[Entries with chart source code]
____________________

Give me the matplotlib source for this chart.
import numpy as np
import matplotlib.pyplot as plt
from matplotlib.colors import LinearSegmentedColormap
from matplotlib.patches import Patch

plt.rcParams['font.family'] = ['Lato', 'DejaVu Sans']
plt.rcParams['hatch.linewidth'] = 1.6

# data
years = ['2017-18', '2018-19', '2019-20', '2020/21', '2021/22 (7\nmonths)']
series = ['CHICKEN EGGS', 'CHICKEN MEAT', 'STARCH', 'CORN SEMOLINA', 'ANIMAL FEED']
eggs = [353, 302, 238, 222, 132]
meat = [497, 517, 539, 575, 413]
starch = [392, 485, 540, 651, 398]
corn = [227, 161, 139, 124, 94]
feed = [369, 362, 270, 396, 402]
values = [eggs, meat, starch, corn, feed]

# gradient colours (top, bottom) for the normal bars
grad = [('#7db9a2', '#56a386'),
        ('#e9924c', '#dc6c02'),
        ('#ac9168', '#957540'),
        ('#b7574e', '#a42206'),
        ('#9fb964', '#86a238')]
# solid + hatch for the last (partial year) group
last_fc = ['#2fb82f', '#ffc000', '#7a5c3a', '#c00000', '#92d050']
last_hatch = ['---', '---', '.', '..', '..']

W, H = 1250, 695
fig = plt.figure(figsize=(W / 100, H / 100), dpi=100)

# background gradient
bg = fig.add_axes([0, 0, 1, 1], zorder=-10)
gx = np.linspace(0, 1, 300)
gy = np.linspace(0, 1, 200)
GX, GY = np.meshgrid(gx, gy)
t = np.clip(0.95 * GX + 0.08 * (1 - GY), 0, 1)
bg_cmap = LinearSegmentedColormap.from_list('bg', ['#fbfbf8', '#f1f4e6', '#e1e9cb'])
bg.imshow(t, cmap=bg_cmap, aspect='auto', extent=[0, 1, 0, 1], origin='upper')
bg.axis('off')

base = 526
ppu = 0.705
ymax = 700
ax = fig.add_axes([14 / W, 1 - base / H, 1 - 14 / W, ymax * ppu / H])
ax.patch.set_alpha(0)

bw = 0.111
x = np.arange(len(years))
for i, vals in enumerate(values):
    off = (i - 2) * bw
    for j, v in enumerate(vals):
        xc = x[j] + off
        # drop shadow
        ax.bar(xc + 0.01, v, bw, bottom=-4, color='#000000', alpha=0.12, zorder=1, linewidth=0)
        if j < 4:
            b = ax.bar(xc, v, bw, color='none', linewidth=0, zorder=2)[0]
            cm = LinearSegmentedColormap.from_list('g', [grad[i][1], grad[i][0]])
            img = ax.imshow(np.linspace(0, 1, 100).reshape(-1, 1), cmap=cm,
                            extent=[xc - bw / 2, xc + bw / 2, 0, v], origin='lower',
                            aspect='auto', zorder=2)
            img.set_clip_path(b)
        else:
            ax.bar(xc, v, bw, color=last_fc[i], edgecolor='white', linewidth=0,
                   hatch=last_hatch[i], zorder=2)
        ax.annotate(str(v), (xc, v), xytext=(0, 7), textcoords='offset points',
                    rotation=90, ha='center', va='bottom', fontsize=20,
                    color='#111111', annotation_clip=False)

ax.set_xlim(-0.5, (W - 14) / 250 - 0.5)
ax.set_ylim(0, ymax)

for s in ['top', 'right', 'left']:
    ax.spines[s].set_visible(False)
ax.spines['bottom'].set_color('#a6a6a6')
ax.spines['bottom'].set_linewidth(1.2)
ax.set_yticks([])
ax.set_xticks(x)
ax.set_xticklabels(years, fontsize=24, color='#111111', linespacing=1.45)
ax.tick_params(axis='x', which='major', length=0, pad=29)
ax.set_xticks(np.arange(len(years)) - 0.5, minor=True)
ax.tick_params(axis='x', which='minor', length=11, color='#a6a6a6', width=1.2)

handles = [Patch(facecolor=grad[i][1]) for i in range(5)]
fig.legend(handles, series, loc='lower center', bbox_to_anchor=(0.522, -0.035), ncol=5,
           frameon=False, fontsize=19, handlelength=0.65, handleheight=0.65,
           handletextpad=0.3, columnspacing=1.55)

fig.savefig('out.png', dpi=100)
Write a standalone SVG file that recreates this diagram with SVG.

____________________

Write each line above out exactly.

**Answer for the task**.
Give me the matplotlib source for this chart.
import numpy as np
import matplotlib.pyplot as plt
from matplotlib.colors import LinearSegmentedColormap
from matplotlib.patches import Patch

plt.rcParams['font.family'] = ['Lato', 'DejaVu Sans']
plt.rcParams['hatch.linewidth'] = 1.6

# data
years = ['2017-18', '2018-19', '2019-20', '2020/21', '2021/22 (7\nmonths)']
series = ['CHICKEN EGGS', 'CHICKEN MEAT', 'STARCH', 'CORN SEMOLINA', 'ANIMAL FEED']
eggs = [353, 302, 238, 222, 132]
meat = [497, 517, 539, 575, 413]
starch = [392, 485, 540, 651, 398]
corn = [227, 161, 139, 124, 94]
feed = [369, 362, 270, 396, 402]
values = [eggs, meat, starch, corn, feed]

# gradient colours (top, bottom) for the normal bars
grad = [('#7db9a2', '#56a386'),
        ('#e9924c', '#dc6c02'),
        ('#ac9168', '#957540'),
        ('#b7574e', '#a42206'),
        ('#9fb964', '#86a238')]
# solid + hatch for the last (partial year) group
last_fc = ['#2fb82f', '#ffc000', '#7a5c3a', '#c00000', '#92d050']
last_hatch = ['---', '---', '.', '..', '..']

W, H = 1250, 695
fig = plt.figure(figsize=(W / 100, H / 100), dpi=100)

# background gradient
bg = fig.add_axes([0, 0, 1, 1], zorder=-10)
gx = np.linspace(0, 1, 300)
gy = np.linspace(0, 1, 200)
GX, GY = np.meshgrid(gx, gy)
t = np.clip(0.95 * GX + 0.08 * (1 - GY), 0, 1)
bg_cmap = LinearSegmentedColormap.from_list('bg', ['#fbfbf8', '#f1f4e6', '#e1e9cb'])
bg.imshow(t, cmap=bg_cmap, aspect='auto', extent=[0, 1, 0, 1], origin='upper')
bg.axis('off')

base = 526
ppu = 0.705
ymax = 700
ax = fig.add_axes([14 / W, 1 - base / H, 1 - 14 / W, ymax * ppu / H])
ax.patch.set_alpha(0)

bw = 0.111
x = np.arange(len(years))
for i, vals in enumerate(values):
    off = (i - 2) * bw
    for j, v in enumerate(vals):
        xc = x[j] + off
        # drop shadow
        ax.bar(xc + 0.01, v, bw, bottom=-4, color='#000000', alpha=0.12, zorder=1, linewidth=0)
        if j < 4:
            b = ax.bar(xc, v, bw, color='none', linewidth=0, zorder=2)[0]
            cm = LinearSegmentedColormap.from_list('g', [grad[i][1], grad[i][0]])
            img = ax.imshow(np.linspace(0, 1, 100).reshape(-1, 1), cmap=cm,
                            extent=[xc - bw / 2, xc + bw / 2, 0, v], origin='lower',
                            aspect='auto', zorder=2)
            img.set_clip_path(b)
        else:
            ax.bar(xc, v, bw, color=last_fc[i], edgecolor='white', linewidth=0,
                   hatch=last_hatch[i], zorder=2)
        ax.annotate(str(v), (xc, v), xytext=(0, 7), textcoords='offset points',
                    rotation=90, ha='center', va='bottom', fontsize=20,
                    color='#111111', annotation_clip=False)

ax.set_xlim(-0.5, (W - 14) / 250 - 0.5)
ax.set_ylim(0, ymax)

for s in ['top', 'right', 'left']:
    ax.spines[s].set_visible(False)
ax.spines['bottom'].set_color('#a6a6a6')
ax.spines['bottom'].set_linewidth(1.2)
ax.set_yticks([])
ax.set_xticks(x)
ax.set_xticklabels(years, fontsize=24, color='#111111', linespacing=1.45)
ax.tick_params(axis='x', which='major', length=0, pad=29)
ax.set_xticks(np.arange(len(years)) - 0.5, minor=True)
ax.tick_params(axis='x', which='minor', length=11, color='#a6a6a6', width=1.2)

handles = [Patch(facecolor=grad[i][1]) for i in range(5)]
fig.legend(handles, series, loc='lower center', bbox_to_anchor=(0.522, -0.035), ncol=5,
           frameon=False, fontsize=19, handlelength=0.65, handleheight=0.65,
           handletextpad=0.3, columnspacing=1.55)

fig.savefig('out.png', dpi=100)
Write a standalone SVG file that recreates this diagram with SVG.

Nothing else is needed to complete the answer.